The Unfortunate Fortune Teller

  • Published
  • By CMSgt. Atticus C. Smith
  • Command Chief, 388th Fighter Wing
Shortly after I pinned on chief master sergeant, I received numerous guest speaking invites. It wasn't because I was good at public speaking, it was because I was a chief and people expected that I would be well-versed in delivering leadership messages. In reality, I was very ill prepared. My first official speaking opportunity occurred at an Airman Leadership School graduation, just 13 days after sewing on chief. At best I did okay. It was clear that speaking at such a venue was something I should have done long before being a Chief. My most recent speaking opportunity was better than my first but I never imagined how true some of the words would turn out to be.

In early April, I had the wonderful opportunity to be the guest speaker for the Vosler Noncommissioned Officers Academy Class 10-3. As with the start of most speeches, I tried to lighten the mood with a few funny comments. Since I don't get paid to be a comedian I eventually had to begin my speech so I transitioned from playful banter to a more serious tone.

I said, "A part of me always feels guilty for being able to attend formal events such as this graduation because there isn't a day that goes by that I don't reflect on the fact that there are Soldiers, Sailors, Airmen, Marines, Coastguard and civilians who are in harm's way, protecting the very freedoms we enjoy." My message began with that momentary reflection of our freedoms and the service and sacrifice made each day, by so many, to preserve the very freedoms we are blessed with.

The next day, as I headed to the airport, I began reflecting on a great evening. What a wonderful opportunity to celebrate the achievements of our fellow Airmen with friends, family and comrades. My fond thoughts were disrupted by my phone ringing; a long time friend was calling. When I answered I knew it wasn't a social call. He said he couldn't say much but recommended I go to my intelligence flight, "There's some news on some of our brothers."

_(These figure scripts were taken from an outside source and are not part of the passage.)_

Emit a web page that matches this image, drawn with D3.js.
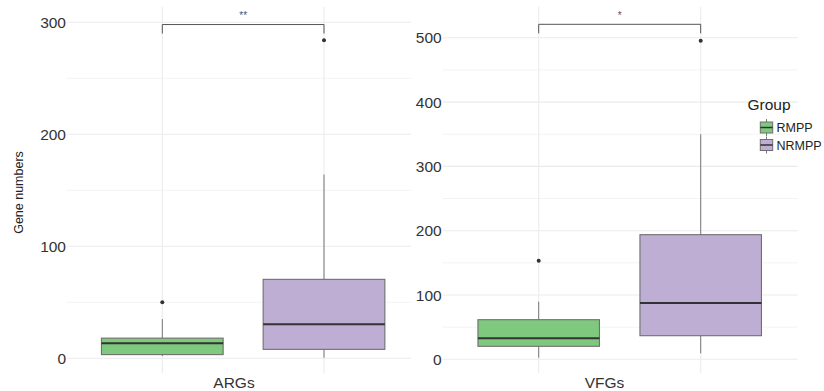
<!DOCTYPE html>
<html>
<head>
<meta charset="utf-8">
<script src="https://cdn.jsdelivr.net/npm/d3@7"></script>
<style>
  html, body { margin: 0; padding: 0; background: #fff; }
  svg { display: block; font-family: "Liberation Sans", Arial, Helvetica, sans-serif; }
</style>
</head>
<body>
<svg id="chart" width="824" height="391"></svg>
<script>
// Groups and their colours
const groups = ["RMPP", "NRMPP"];
const groupColors = ["#7fc97f", "#beaed4"];

// ARGs: box-plot summaries per group (RMPP, NRMPP)
const argsWhiskerLow  = [2, 0.5];
const argsQ1          = [3.3, 8];
const argsMedian      = [13.4, 30.4];
const argsQ3          = [18, 70.5];
const argsWhiskerHigh = [35, 164];
const argsOutliers    = [[50], [284]];
const argsTicks       = [0, 100, 200, 300];
const argsMinorTicks  = [50, 150, 250];
const argsBracket     = 298;
const argsSig         = "**";

// VFGs: box-plot summaries per group (RMPP, NRMPP)
const vfgsWhiskerLow  = [2.5, 9.3];
const vfgsQ1          = [20.2, 36.7];
const vfgsMedian      = [32.6, 87.6];
const vfgsQ3          = [61.6, 193.8];
const vfgsWhiskerHigh = [89.6, 350];
const vfgsOutliers    = [[153.3], [495.5]];
const vfgsTicks       = [0, 100, 200, 300, 400, 500];
const vfgsMinorTicks  = [50, 150, 250, 350, 450];
const vfgsBracket     = 521;
const vfgsSig         = "*";

const yTitle = "Gene numbers";
const legendTitle = "Group";

const svg = d3.select("#chart");

const panels = [
  {
    name: "ARGs",
    low: argsWhiskerLow, q1: argsQ1, med: argsMedian, q3: argsQ3, high: argsWhiskerHigh,
    outliers: argsOutliers, ticks: argsTicks, minor: argsMinorTicks,
    bracket: argsBracket, sig: argsSig,
    y: d3.scaleLinear().domain([0, 300]).range([358.3, 22.3]),
    x: d3.scalePoint().domain(groups).range([162.3, 324]),
    gridX: [67, 411], gridY: [7, 373], boxW: 121.7, labelX: 234
  },
  {
    name: "VFGs",
    low: vfgsWhiskerLow, q1: vfgsQ1, med: vfgsMedian, q3: vfgsQ3, high: vfgsWhiskerHigh,
    outliers: vfgsOutliers, ticks: vfgsTicks, minor: vfgsMinorTicks,
    bracket: vfgsBracket, sig: vfgsSig,
    y: d3.scaleLinear().domain([0, 500]).range([359.3, 37.8]),
    x: d3.scalePoint().domain(groups).range([538.7, 700.7]),
    gridX: [442.7, 797.7], gridY: [7, 373], boxW: 121.5, labelX: 604.5
  }
];

panels.forEach(p => {
  const g = svg.append("g");

  // minor horizontal grid
  g.selectAll(".minor").data(p.minor).join("line")
    .attr("x1", p.gridX[0]).attr("x2", p.gridX[1])
    .attr("y1", d => p.y(d)).attr("y2", d => p.y(d))
    .attr("stroke", "#f3f3f3").attr("stroke-width", 1);

  // major horizontal grid
  g.selectAll(".major").data(p.ticks).join("line")
    .attr("x1", p.gridX[0]).attr("x2", p.gridX[1])
    .attr("y1", d => p.y(d)).attr("y2", d => p.y(d))
    .attr("stroke", "#ebebeb").attr("stroke-width", 1.1);

  // vertical grid at group positions
  g.selectAll(".vgrid").data(groups).join("line")
    .attr("x1", d => p.x(d)).attr("x2", d => p.x(d))
    .attr("y1", p.gridY[0]).attr("y2", p.gridY[1])
    .attr("stroke", "#ebebeb").attr("stroke-width", 1.1);

  // y axis tick labels
  g.selectAll(".tick").data(p.ticks).join("text")
    .attr("x", p.gridX[0] - 1)
    .attr("y", d => p.y(d))
    .attr("dy", "0.36em")
    .attr("text-anchor", "end")
    .attr("font-size", 15.5)
    .attr("fill", "#333")
    .text(d => d);

  // x axis label
  g.append("text")
    .attr("x", p.labelX).attr("y", 382)
    .attr("dy", "0.36em")
    .attr("text-anchor", "middle")
    .attr("font-size", 15.5)
    .attr("fill", "#333")
    .text(p.name);

  // boxes
  groups.forEach((grp, i) => {
    const cx = p.x(grp);
    const bg = g.append("g");
    // whiskers
    bg.append("line")
      .attr("x1", cx).attr("x2", cx)
      .attr("y1", p.y(p.q3[i])).attr("y2", p.y(p.high[i]))
      .attr("stroke", "#777").attr("stroke-width", 1);
    bg.append("line")
      .attr("x1", cx).attr("x2", cx)
      .attr("y1", p.y(p.q1[i])).attr("y2", p.y(p.low[i]))
      .attr("stroke", "#777").attr("stroke-width", 1);
    // box
    bg.append("rect")
      .attr("x", cx - p.boxW / 2)
      .attr("y", p.y(p.q3[i]))
      .attr("width", p.boxW)
      .attr("height", p.y(p.q1[i]) - p.y(p.q3[i]))
      .attr("fill", groupColors[i])
      .attr("stroke", "#6f6f6f").attr("stroke-width", 1.1);
    // median
    bg.append("line")
      .attr("x1", cx - p.boxW / 2).attr("x2", cx + p.boxW / 2)
      .attr("y1", p.y(p.med[i])).attr("y2", p.y(p.med[i]))
      .attr("stroke", "#333").attr("stroke-width", 2);
    // outliers
    bg.selectAll("circle").data(p.outliers[i]).join("circle")
      .attr("cx", cx).attr("cy", d => p.y(d)).attr("r", 2)
      .attr("fill", "#333");
  });

  // significance bracket
  const by = p.y(p.bracket);
  const x1 = p.x(groups[0]), x2 = p.x(groups[1]);
  g.append("path")
    .attr("d", `M${x1},${by + 9}V${by}H${x2}V${by + 9}`)
    .attr("fill", "none").attr("stroke", "#555").attr("stroke-width", 1);
  g.append("text")
    .attr("x", (x1 + x2) / 2).attr("y", by - 5.5)
    .attr("text-anchor", "middle")
    .attr("font-size", 10)
    .attr("fill", "#555")
    .text(p.sig);
});

// y axis title
svg.append("text")
  .attr("transform", "translate(23,192.5) rotate(-90)")
  .attr("text-anchor", "middle")
  .attr("font-size", 12.5)
  .attr("fill", "#222")
  .text(yTitle);

// legend
const legend = svg.append("g");
legend.append("text")
  .attr("x", 747.5).attr("y", 104).attr("dy", "0.36em")
  .attr("font-size", 15.5).attr("fill", "#222")
  .text(legendTitle);

groups.forEach((grp, i) => {
  const ly = 127.5 + i * 17.5;
  const kg = legend.append("g");
  kg.append("line")
    .attr("x1", 766.5).attr("x2", 766.5)
    .attr("y1", ly - 8.5).attr("y2", ly + 8.5)
    .attr("stroke", "#777");
  kg.append("rect")
    .attr("x", 760.3).attr("y", ly - 5.5)
    .attr("width", 12.4).attr("height", 11)
    .attr("fill", groupColors[i]).attr("stroke", "#6f6f6f");
  kg.append("line")
    .attr("x1", 760.3).attr("x2", 772.7)
    .attr("y1", ly).attr("y2", ly)
    .attr("stroke", "#333").attr("stroke-width", 1.5);
  kg.append("text")
    .attr("x", 776.5).attr("y", ly).attr("dy", "0.36em")
    .attr("font-size", 12.5).attr("fill", "#222")
    .text(grp);
});
</script>
</body>
</html>
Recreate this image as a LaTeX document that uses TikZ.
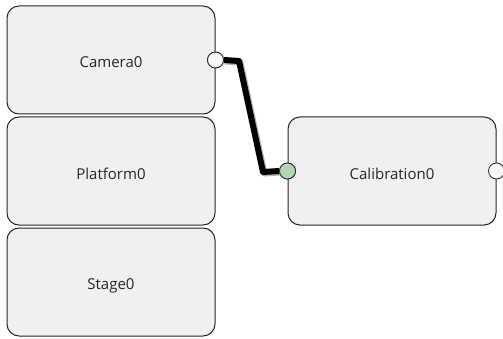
\documentclass[tikz,border=0pt]{standalone}
\usepackage{fontspec}
\setmainfont{Open Sans}
\newcommand{\blocklabel}[1]{\raisebox{-2.5pt}[\height][0pt]{#1}}
\begin{document}
\begin{tikzpicture}[x=1pt,y=-1pt,
  block/.style={draw=black!85, line width=1pt, fill=black!6, rounded corners=12pt,
    minimum width=208pt, minimum height=108pt, inner sep=0pt, text=black!85,
    font=\fontsize{15}{18}\selectfont},
  port/.style={circle, draw=black!85, line width=0.8pt, fill=black!3, minimum size=16pt, inner sep=0pt},
  inport/.style={port, fill=green!45!black!30!white},
  wire/.style={line width=6pt, line join=round},
  wireshadow/.style={line width=6.5pt, draw=black!30, line join=round}]
\useasboundingbox (0,0) rectangle (503,339);
\node[block] (camera) at (111,60) {\blocklabel{Camera0}};
\node[block] (platform) at (111,171) {\blocklabel{Platform0}};
\node[block] (stage) at (111,282) {\blocklabel{Stage0}};
\node[block] (calib) at (392,171) {\blocklabel{Calibration0}};
\node[port] (camout) at (camera.east) {};
\node[inport] (calin) at (calib.west) {};
\node[port] (calout) at (calib.east) {};
\coordinate (b1) at (239,61);
\coordinate (b2) at (263,172);
\begin{scope}[transform canvas={shift={(1.2pt,-1.2pt)}}]
\draw[wireshadow] (camout.east) -- (b1) -- (b2) -- (calin.west);
\end{scope}
\draw[wire] (camout.east) -- (b1) -- (b2) -- (calin.west);
\node[port] at (camout) {};
\node[inport] at (calin) {};
\end{tikzpicture}
\end{document}
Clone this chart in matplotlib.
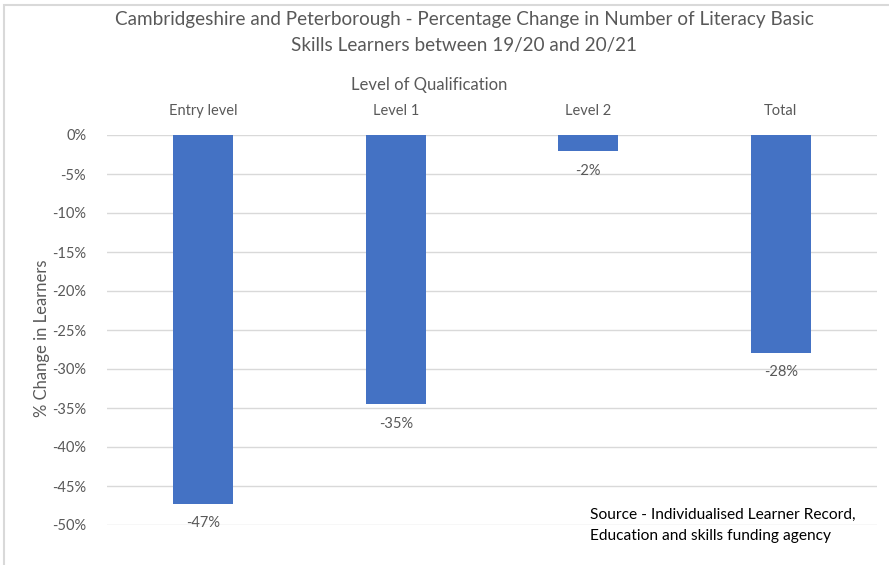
import matplotlib
matplotlib.use("Agg")
import matplotlib.pyplot as plt
from matplotlib.patches import Rectangle

categories = ["Entry level", "Level 1", "Level 2", "Total"]
values = [-47.3, -34.5, -2.1, -27.9]
labels = ["-47%", "-35%", "-2%", "-28%"]
yticks = [0, -5, -10, -15, -20, -25, -30, -35, -40, -45, -50]

plt.rcParams['font.family'] = ['Lato', 'DejaVu Sans']
txt = '#595959'

fig = plt.figure(figsize=(8.89, 5.65), dpi=100)
W, H = 889, 565
ax = fig.add_axes([107/W, 1 - 525/H, (877-107)/W, (525-135)/H])

x = list(range(len(categories)))
ax.bar(x, values, width=0.31, color='#4472C4', zorder=3)
ax.set_xlim(-0.5, 3.5)
ax.set_ylim(-50, 0)
ax.set_yticks(yticks)
ax.set_yticklabels([f"{t}%" for t in yticks], color=txt, fontsize=10.5)
ax.tick_params(axis='y', length=0, pad=15)
ax.xaxis.tick_top()
ax.set_xticks(x)
ax.set_xticklabels(categories, color=txt, fontsize=10.5)
ax.tick_params(axis='x', length=0, pad=12)
ax.xaxis.set_label_position('top')
ax.set_xlabel("Level of Qualification", color=txt, fontsize=12)
ax.xaxis.set_label_coords((429 - 107) / 770, 1 + (135 - 85) / 390)
ax.xaxis.label.set_va('center')
ax.set_ylabel("% Change in Learners", color=txt, fontsize=12)
ax.yaxis.set_label_coords((42 - 107) / 770, 0.48)
ax.yaxis.label.set_va('center')
ax.grid(axis='y', color='#d9d9d9', linewidth=1, zorder=0)
for s in ax.spines.values():
    s.set_visible(False)

for xi, v, lab in zip(x, values, labels):
    ax.annotate(lab, (xi, v), xytext=(0, -9), textcoords='offset points',
                ha='center', va='top', color=txt, fontsize=10.5, zorder=4)

fig.text(464 / W, 1 - 20 / H,
         "Cambridgeshire and Peterborough - Percentage Change in Number of Literacy Basic",
         ha='center', va='center', color=txt, fontsize=13.6)
fig.text(464 / W, 1 - 45 / H, "Skills Learners between 19/20 and 20/21",
         ha='center', va='center', color=txt, fontsize=13.6)

fig.text(590 / W, 1 - 515 / H, "Source - Individualised Learner Record,",
         ha='left', va='center', color='black', fontsize=11.2)
fig.text(590 / W, 1 - 536 / H, "Education and skills funding agency",
         ha='left', va='center', color='black', fontsize=11.2)

fig.add_artist(Rectangle((4 / W, -0.1), 1.2, 1.1 - 5 / H, transform=fig.transFigure,
                         fill=False, edgecolor='#d9d9d9', linewidth=1.5))

fig.savefig("out.png", dpi=100)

I used my blackberry to check the web and it didn't take long to see the headline: "CV-22 crashes in Afghanistan, 4 dead." A short time later, I received another phone call from a different friend. I answered and said, "I saw the headlines, what can you tell me?" My friend simply said "it's Voas and JB." My heart sank and my mind reflected on those words I spoke just a short time ago...service, sacrifice, freedoms. During my tenure as an aerial gunner, I served with Maj. Randy Voas and SMSgt. J.B. Lackey. Although I briefly served with Major Voas, I've known JB for 14-years which included three assignments together.

A week later, at their memorial service, Col. Greg Lengyel, 1st Special Operations Wing commander, reflected on the word sacrifice. He stated that Webster's defines sacrifice as giving something up for the sake of something else. Major Voas and SergeantLackey, as well as two other patriots, Corporal Michael D. Jankiewicz and Ms. Reeta Sadozi, made the ultimate sacrifice by giving their lives for the sake of something else...the freedoms we cherish.

Soon, Memorial Day will offer Americans a chance to pause and reflect on the service of millions of men and women who have made the ultimate sacrifice; however, as each day passes we are compelled to never forget them as we enjoy our daily lives. I hope one way that people reflect, and not just on Memorial Day, is through visibly displaying our Nation's Flag.

Shortly after 9-11, the landscape of communities and streets glistened with displays of our country's sacred emblem, Old Glory. To me, it seems as if the sparkles illuminating from the fifty stars have faded from our landscape, and I'm not sure why.

The crystal ball tells us that we will continue to be engaged in conflicts much like we were shortly after 9-11; however, the picture is fuzzy as to whether we will see overwhelming displays of patriotism and pride. It's clear that we would if we unfortunately experienced another devastating attack but please tell me that it doesn't need to come to that.

Fly our flag proudly as you bring credit and honor to our Nation and take care of each other in all your actions.